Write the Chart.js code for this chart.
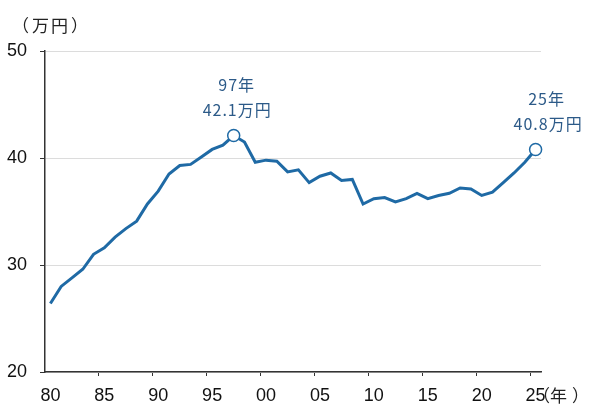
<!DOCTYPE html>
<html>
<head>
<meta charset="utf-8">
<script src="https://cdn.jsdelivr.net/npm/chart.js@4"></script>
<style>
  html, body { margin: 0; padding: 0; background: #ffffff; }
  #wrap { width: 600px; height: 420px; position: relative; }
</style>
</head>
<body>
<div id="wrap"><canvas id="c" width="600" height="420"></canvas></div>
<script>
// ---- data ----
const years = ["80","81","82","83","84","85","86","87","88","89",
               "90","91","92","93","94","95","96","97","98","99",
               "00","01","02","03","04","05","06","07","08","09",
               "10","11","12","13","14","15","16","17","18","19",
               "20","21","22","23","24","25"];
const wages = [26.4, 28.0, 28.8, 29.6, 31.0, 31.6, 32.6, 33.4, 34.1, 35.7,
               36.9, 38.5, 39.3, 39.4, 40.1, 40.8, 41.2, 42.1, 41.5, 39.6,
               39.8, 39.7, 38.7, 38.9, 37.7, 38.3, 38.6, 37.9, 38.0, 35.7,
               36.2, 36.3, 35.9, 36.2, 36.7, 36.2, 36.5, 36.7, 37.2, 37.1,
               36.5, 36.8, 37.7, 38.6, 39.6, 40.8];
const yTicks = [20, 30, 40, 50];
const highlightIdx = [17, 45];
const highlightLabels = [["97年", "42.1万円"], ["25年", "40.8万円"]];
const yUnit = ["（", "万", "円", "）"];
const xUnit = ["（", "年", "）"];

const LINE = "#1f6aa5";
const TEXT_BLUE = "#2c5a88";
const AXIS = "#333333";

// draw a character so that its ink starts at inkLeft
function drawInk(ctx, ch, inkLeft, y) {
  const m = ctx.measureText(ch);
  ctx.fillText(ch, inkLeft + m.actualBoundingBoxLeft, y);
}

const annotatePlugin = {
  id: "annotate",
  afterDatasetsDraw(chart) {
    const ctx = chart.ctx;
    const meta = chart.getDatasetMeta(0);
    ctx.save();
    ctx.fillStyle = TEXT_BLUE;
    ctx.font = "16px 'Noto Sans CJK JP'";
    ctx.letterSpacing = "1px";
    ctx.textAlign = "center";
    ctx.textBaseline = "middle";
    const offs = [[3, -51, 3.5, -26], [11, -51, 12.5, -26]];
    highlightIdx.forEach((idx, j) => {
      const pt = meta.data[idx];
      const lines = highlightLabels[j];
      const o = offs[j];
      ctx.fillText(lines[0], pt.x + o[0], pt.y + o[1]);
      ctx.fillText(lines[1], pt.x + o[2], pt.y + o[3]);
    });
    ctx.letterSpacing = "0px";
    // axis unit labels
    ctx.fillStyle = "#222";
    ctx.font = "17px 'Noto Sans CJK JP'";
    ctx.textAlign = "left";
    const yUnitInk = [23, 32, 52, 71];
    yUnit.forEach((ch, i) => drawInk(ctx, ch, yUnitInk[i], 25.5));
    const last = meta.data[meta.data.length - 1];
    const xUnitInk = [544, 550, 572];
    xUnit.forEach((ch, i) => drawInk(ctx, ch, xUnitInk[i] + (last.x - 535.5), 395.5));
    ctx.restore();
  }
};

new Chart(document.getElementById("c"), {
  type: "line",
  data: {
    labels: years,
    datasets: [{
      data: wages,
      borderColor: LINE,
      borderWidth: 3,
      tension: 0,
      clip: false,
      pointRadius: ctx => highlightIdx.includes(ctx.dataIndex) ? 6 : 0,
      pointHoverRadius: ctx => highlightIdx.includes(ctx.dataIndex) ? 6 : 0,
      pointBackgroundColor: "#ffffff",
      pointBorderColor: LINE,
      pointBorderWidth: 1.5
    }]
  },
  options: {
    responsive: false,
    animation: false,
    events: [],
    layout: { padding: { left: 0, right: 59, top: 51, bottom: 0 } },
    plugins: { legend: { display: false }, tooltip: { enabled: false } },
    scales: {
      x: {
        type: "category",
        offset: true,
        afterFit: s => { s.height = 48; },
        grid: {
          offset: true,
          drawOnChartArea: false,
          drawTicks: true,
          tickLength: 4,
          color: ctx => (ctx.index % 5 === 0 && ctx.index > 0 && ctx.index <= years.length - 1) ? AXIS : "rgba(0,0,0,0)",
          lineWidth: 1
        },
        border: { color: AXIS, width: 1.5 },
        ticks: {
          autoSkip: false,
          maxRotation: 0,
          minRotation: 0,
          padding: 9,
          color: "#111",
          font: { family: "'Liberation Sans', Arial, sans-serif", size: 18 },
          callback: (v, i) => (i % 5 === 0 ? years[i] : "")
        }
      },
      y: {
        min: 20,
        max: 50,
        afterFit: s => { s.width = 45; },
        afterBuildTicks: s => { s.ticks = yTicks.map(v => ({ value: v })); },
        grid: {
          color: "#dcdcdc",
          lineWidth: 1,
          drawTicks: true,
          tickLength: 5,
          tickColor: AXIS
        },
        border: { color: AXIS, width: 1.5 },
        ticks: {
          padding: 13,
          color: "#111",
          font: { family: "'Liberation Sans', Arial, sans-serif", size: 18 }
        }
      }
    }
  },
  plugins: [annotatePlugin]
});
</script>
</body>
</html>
- - - - - - -
Print the listing above in full, exactly as written. Omit any pictures.

- [Exercise response]:
Write the Chart.js code for this chart.
<!DOCTYPE html>
<html>
<head>
<meta charset="utf-8">
<script src="https://cdn.jsdelivr.net/npm/chart.js@4"></script>
<style>
  html, body { margin: 0; padding: 0; background: #ffffff; }
  #wrap { width: 600px; height: 420px; position: relative; }
</style>
</head>
<body>
<div id="wrap"><canvas id="c" width="600" height="420"></canvas></div>
<script>
// ---- data ----
const years = ["80","81","82","83","84","85","86","87","88","89",
               "90","91","92","93","94","95","96","97","98","99",
               "00","01","02","03","04","05","06","07","08","09",
               "10","11","12","13","14","15","16","17","18","19",
               "20","21","22","23","24","25"];
const wages = [26.4, 28.0, 28.8, 29.6, 31.0, 31.6, 32.6, 33.4, 34.1, 35.7,
               36.9, 38.5, 39.3, 39.4, 40.1, 40.8, 41.2, 42.1, 41.5, 39.6,
               39.8, 39.7, 38.7, 38.9, 37.7, 38.3, 38.6, 37.9, 38.0, 35.7,
               36.2, 36.3, 35.9, 36.2, 36.7, 36.2, 36.5, 36.7, 37.2, 37.1,
               36.5, 36.8, 37.7, 38.6, 39.6, 40.8];
const yTicks = [20, 30, 40, 50];
const highlightIdx = [17, 45];
const highlightLabels = [["97年", "42.1万円"], ["25年", "40.8万円"]];
const yUnit = ["（", "万", "円", "）"];
const xUnit = ["（", "年", "）"];

const LINE = "#1f6aa5";
const TEXT_BLUE = "#2c5a88";
const AXIS = "#333333";

// draw a character so that its ink starts at inkLeft
function drawInk(ctx, ch, inkLeft, y) {
  const m = ctx.measureText(ch);
  ctx.fillText(ch, inkLeft + m.actualBoundingBoxLeft, y);
}

const annotatePlugin = {
  id: "annotate",
  afterDatasetsDraw(chart) {
    const ctx = chart.ctx;
    const meta = chart.getDatasetMeta(0);
    ctx.save();
    ctx.fillStyle = TEXT_BLUE;
    ctx.font = "16px 'Noto Sans CJK JP'";
    ctx.letterSpacing = "1px";
    ctx.textAlign = "center";
    ctx.textBaseline = "middle";
    const offs = [[3, -51, 3.5, -26], [11, -51, 12.5, -26]];
    highlightIdx.forEach((idx, j) => {
      const pt = meta.data[idx];
      const lines = highlightLabels[j];
      const o = offs[j];
      ctx.fillText(lines[0], pt.x + o[0], pt.y + o[1]);
      ctx.fillText(lines[1], pt.x + o[2], pt.y + o[3]);
    });
    ctx.letterSpacing = "0px";
    // axis unit labels
    ctx.fillStyle = "#222";
    ctx.font = "17px 'Noto Sans CJK JP'";
    ctx.textAlign = "left";
    const yUnitInk = [23, 32, 52, 71];
    yUnit.forEach((ch, i) => drawInk(ctx, ch, yUnitInk[i], 25.5));
    const last = meta.data[meta.data.length - 1];
    const xUnitInk = [544, 550, 572];
    xUnit.forEach((ch, i) => drawInk(ctx, ch, xUnitInk[i] + (last.x - 535.5), 395.5));
    ctx.restore();
  }
};

new Chart(document.getElementById("c"), {
  type: "line",
  data: {
    labels: years,
    datasets: [{
      data: wages,
      borderColor: LINE,
      borderWidth: 3,
      tension: 0,
      clip: false,
      pointRadius: ctx => highlightIdx.includes(ctx.dataIndex) ? 6 : 0,
      pointHoverRadius: ctx => highlightIdx.includes(ctx.dataIndex) ? 6 : 0,
      pointBackgroundColor: "#ffffff",
      pointBorderColor: LINE,
      pointBorderWidth: 1.5
    }]
  },
  options: {
    responsive: false,
    animation: false,
    events: [],
    layout: { padding: { left: 0, right: 59, top: 51, bottom: 0 } },
    plugins: { legend: { display: false }, tooltip: { enabled: false } },
    scales: {
      x: {
        type: "category",
        offset: true,
        afterFit: s => { s.height = 48; },
        grid: {
          offset: true,
          drawOnChartArea: false,
          drawTicks: true,
          tickLength: 4,
          color: ctx => (ctx.index % 5 === 0 && ctx.index > 0 && ctx.index <= years.length - 1) ? AXIS : "rgba(0,0,0,0)",
          lineWidth: 1
        },
        border: { color: AXIS, width: 1.5 },
        ticks: {
          autoSkip: false,
          maxRotation: 0,
          minRotation: 0,
          padding: 9,
          color: "#111",
          font: { family: "'Liberation Sans', Arial, sans-serif", size: 18 },
          callback: (v, i) => (i % 5 === 0 ? years[i] : "")
        }
      },
      y: {
        min: 20,
        max: 50,
        afterFit: s => { s.width = 45; },
        afterBuildTicks: s => { s.ticks = yTicks.map(v => ({ value: v })); },
        grid: {
          color: "#dcdcdc",
          lineWidth: 1,
          drawTicks: true,
          tickLength: 5,
          tickColor: AXIS
        },
        border: { color: AXIS, width: 1.5 },
        ticks: {
          padding: 13,
          color: "#111",
          font: { family: "'Liberation Sans', Arial, sans-serif", size: 18 }
        }
      }
    }
  },
  plugins: [annotatePlugin]
});
</script>
</body>
</html>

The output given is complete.